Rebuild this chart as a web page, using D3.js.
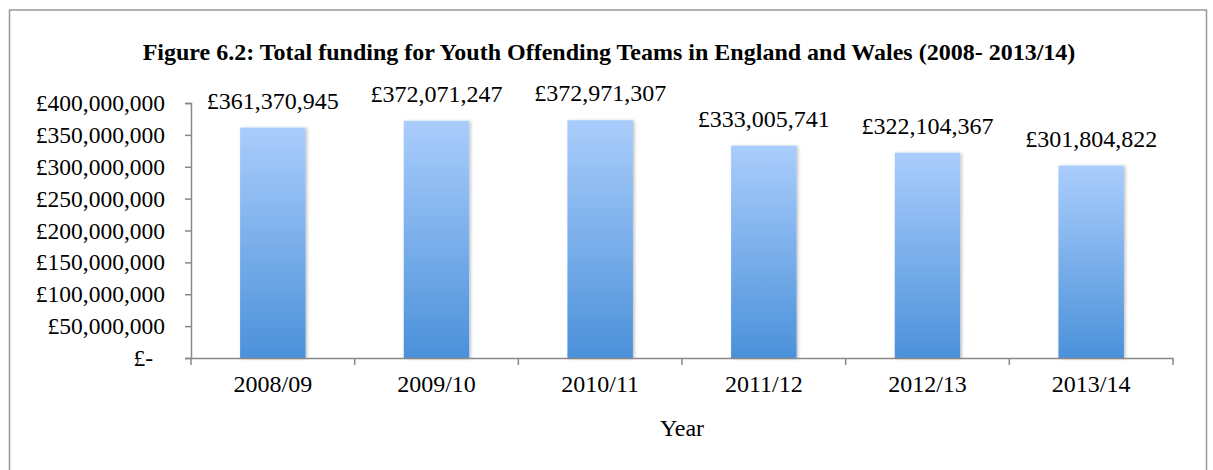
<!DOCTYPE html>
<html>
<head>
<meta charset="utf-8">
<script src="https://cdn.jsdelivr.net/npm/d3@7"></script>
<style>
  body { margin: 0; background: #fff; }
  svg text { font-family: "Liberation Serif", "Times New Roman", serif; fill: #000; }
</style>
</head>
<body>
<div id="chart"></div>
<script>
// chart data
var years   = ['2008/09', '2009/10', '2010/11', '2011/12', '2012/13', '2013/14'];
var funding = [361370945, 372071247, 372971307, 333005741, 322104367, 301804822];
var y_ticks = [0, 50000000, 100000000, 150000000, 200000000, 250000000, 300000000, 350000000, 400000000];

var title = 'Figure 6.2: Total funding for Youth Offending Teams in England and Wales (2008- 2013/14)';

var width  = 1213;
var height = 470;

var plot_left   = 191;
var plot_right  = 1173;
var plot_top    = 103;
var plot_bottom = 358;

var money = d3.format(',');
function tick_label(v) {
    return v === 0 ? '£-' : '£' + money(v);
}

var svg = d3.select('#chart')
    .append('svg')
    .attr('width', width)
    .attr('height', height);

// gradient + shadow for the bars
var defs = svg.append('defs');
var grad = defs.append('linearGradient')
    .attr('id', 'bar-grad')
    .attr('x1', 0).attr('y1', 0).attr('x2', 0).attr('y2', 1);
grad.append('stop').attr('offset', '0%').attr('stop-color', '#aacdfc');
grad.append('stop').attr('offset', '100%').attr('stop-color', '#4b91da');

var shadow = defs.append('filter')
    .attr('id', 'bar-shadow')
    .attr('x', '-20%').attr('y', '-10%').attr('width', '140%').attr('height', '120%');
shadow.append('feDropShadow')
    .attr('dx', 1.5).attr('dy', 0.5)
    .attr('stdDeviation', 1.5)
    .attr('flood-color', '#000')
    .attr('flood-opacity', 0.25);

// outer frame
svg.append('rect')
    .attr('x', 9.5).attr('y', 10)
    .attr('width', 1197).attr('height', 470)
    .attr('fill', 'none')
    .attr('stroke', '#999')
    .attr('stroke-width', 1.5);

// title
svg.append('text')
    .attr('x', 609)
    .attr('y', 60)
    .attr('text-anchor', 'middle')
    .attr('font-size', '24px')
    .attr('font-weight', 'bold')
    .text(title);

// scales
var x_scale = d3.scaleBand()
    .domain(years)
    .range([plot_left, plot_right])
    .paddingInner(0.6)
    .paddingOuter(0.3);

var x_ticks = d3.scaleBand()
    .domain(years)
    .range([plot_left, plot_right]);

var y_scale = d3.scaleLinear()
    .domain([0, 400000000])
    .range([plot_bottom, plot_top]);

// bars
svg.append('g')
    .selectAll('rect')
    .data(funding)
    .enter()
    .append('rect')
    .attr('x', function(d, i) { return x_scale(years[i]); })
    .attr('y', function(d) { return y_scale(d); })
    .attr('width', x_scale.bandwidth())
    .attr('height', function(d) { return plot_bottom - y_scale(d); })
    .attr('fill', 'url(#bar-grad)')
    .attr('filter', 'url(#bar-shadow)');

// value labels
svg.append('g')
    .selectAll('text')
    .data(funding)
    .enter()
    .append('text')
    .attr('x', function(d, i) { return x_scale(years[i]) + x_scale.bandwidth() / 2; })
    .attr('y', function(d) { return y_scale(d) - 19; })
    .attr('text-anchor', 'middle')
    .attr('font-size', '24px')
    .text(function(d) { return '£' + money(d); });

// y axis
var y_axis = d3.axisLeft(y_scale)
    .tickValues(y_ticks)
    .tickSize(6)
    .tickPadding(20)
    .tickFormat(tick_label);

var y_g = svg.append('g')
    .attr('transform', 'translate(' + plot_left + ',0)')
    .call(y_axis);
y_g.select('.domain').attr('stroke', '#888').attr('stroke-width', 1.5);
y_g.selectAll('line').attr('stroke', '#888').attr('stroke-width', 1.5);
y_g.selectAll('text')
    .attr('font-size', '23.5px')
    .attr('font-family', '"Liberation Serif", serif')
    .attr('fill', '#000');
// accounting format pads the zero label on the right
y_g.selectAll('text')
    .filter(function(d) { return d === 0; })
    .attr('dx', -12);

// x axis, ticks between categories
var x_axis = d3.axisBottom(x_ticks)
    .tickSize(0)
    .tickPadding(17);

var x_g = svg.append('g')
    .attr('transform', 'translate(0,' + plot_bottom + ')')
    .call(x_axis);
x_g.select('.domain').attr('stroke', '#888').attr('stroke-width', 1.5);
x_g.selectAll('text')
    .attr('font-size', '24px')
    .attr('font-family', '"Liberation Serif", serif')
    .attr('fill', '#000')
    .attr('dy', '0.71em');

// separator ticks at category boundaries
var bounds = years.map(function(y) { return x_ticks(y); }).concat([plot_right]);
x_g.selectAll('.sep')
    .data(bounds)
    .enter()
    .append('line')
    .attr('class', 'sep')
    .attr('x1', function(d) { return d; })
    .attr('x2', function(d) { return d; })
    .attr('y1', 0)
    .attr('y2', 7)
    .attr('stroke', '#888')
    .attr('stroke-width', 1.5);

// x axis label
svg.append('text')
    .attr('x', (plot_left + plot_right) / 2)
    .attr('y', 436)
    .attr('text-anchor', 'middle')
    .attr('font-size', '24px')
    .text('Year');
</script>
</body>
</html>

#### [WHAT THE TASK REQUIRES]
Skip every picture and return the lines above from the top through the one that contains "var height = 470;".

#### [EXPECTED ANSWER]
Rebuild this chart as a web page, using D3.js.
<!DOCTYPE html>
<html>
<head>
<meta charset="utf-8">
<script src="https://cdn.jsdelivr.net/npm/d3@7"></script>
<style>
  body { margin: 0; background: #fff; }
  svg text { font-family: "Liberation Serif", "Times New Roman", serif; fill: #000; }
</style>
</head>
<body>
<div id="chart"></div>
<script>
// chart data
var years   = ['2008/09', '2009/10', '2010/11', '2011/12', '2012/13', '2013/14'];
var funding = [361370945, 372071247, 372971307, 333005741, 322104367, 301804822];
var y_ticks = [0, 50000000, 100000000, 150000000, 200000000, 250000000, 300000000, 350000000, 400000000];

var title = 'Figure 6.2: Total funding for Youth Offending Teams in England and Wales (2008- 2013/14)';

var width  = 1213;
var height = 470;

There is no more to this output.